I am the author of TimeLimit. This App is currently available in Google Play and F-Droid.
Recently, Google complained about it uploading the users list of installed Apps without prominent disclosure. There is currently a seven day deadline after which it was announced to be removed from their store. This is actually an advantage compared to my previous experiences where I was informed after the actual blocking (removal) happened.
If I would know that the App violated their policy, I would fix that. Actually, I did that in the past for the same policy - degrading the user experience by permitting users to disable a part of a feature instead of just informing them before that feature is used. For simplification, this modifications were applied to the F-Droid version too. While there is an “appeal” process, they could not understand/did not check my claim that I fulfill their policy but additionally could not explain me the exact problem (Did they not find the educational screen? Do they dislike it? Do they think that data is transmitted before the screen is shown?). It actually felt like talking to an AI system that just replicates human behavior without actually understanding why certain replies were sent in the past.
For those who want to know it: It is not advertised but the App list is transmitted end to end encrypted. This implementation is not audited so it could be bad. But that is not what Google told me. There is actually a good chance of an automated scanner having difficulties due to this as this cryptography stuff could be some malware trying to hide some data.
The last release could have contributed to issues in some automated process as that exact transmission of the App list was changed. The data (before the encryption step) is currently encoded as Protocol Buffers (some Google invention) and the new release supports DER too (well known from its use in X509 certificates used in TLS/HTTPS). I did not like the original Protocol Buffer implementation and used [Wire]( GitHub - square/wire: gRPC and protocol buffers for Android, Kotlin, Swift and Java. · GitHub ) which has difficulties with recent Gradle versions (build system commonly used for Android Apps). So this is a step to remove difficult components from the App. Now try to reach a human in the review process that is capable of understanding complex things …

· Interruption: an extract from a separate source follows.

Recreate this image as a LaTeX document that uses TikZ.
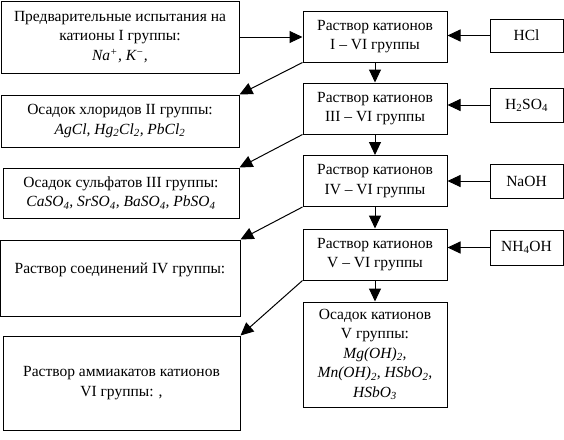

The DSA (Digital Services Act) could help me in theory using its “out-of-court dispute settlement (ODS) bodies“ - https://digital-strategy.ec.europa.eu/en/policies/dsa-out-court-dispute-settlement. Most organizations from that field are focused at social media. However, those bodies do not investigate that actual facts so I do not see a good chance of some useful result. And moreover, they can only suggest the gatekeeper a solution as they are not courts.
So this is a good moment for the experiment of “leaving” Google Play. I can not provide in app purchases anymore in this case. In the past, I only provided alternatives via request by mail. The plan to provide a better process existed for a long time and now there was a reason to actually implement it.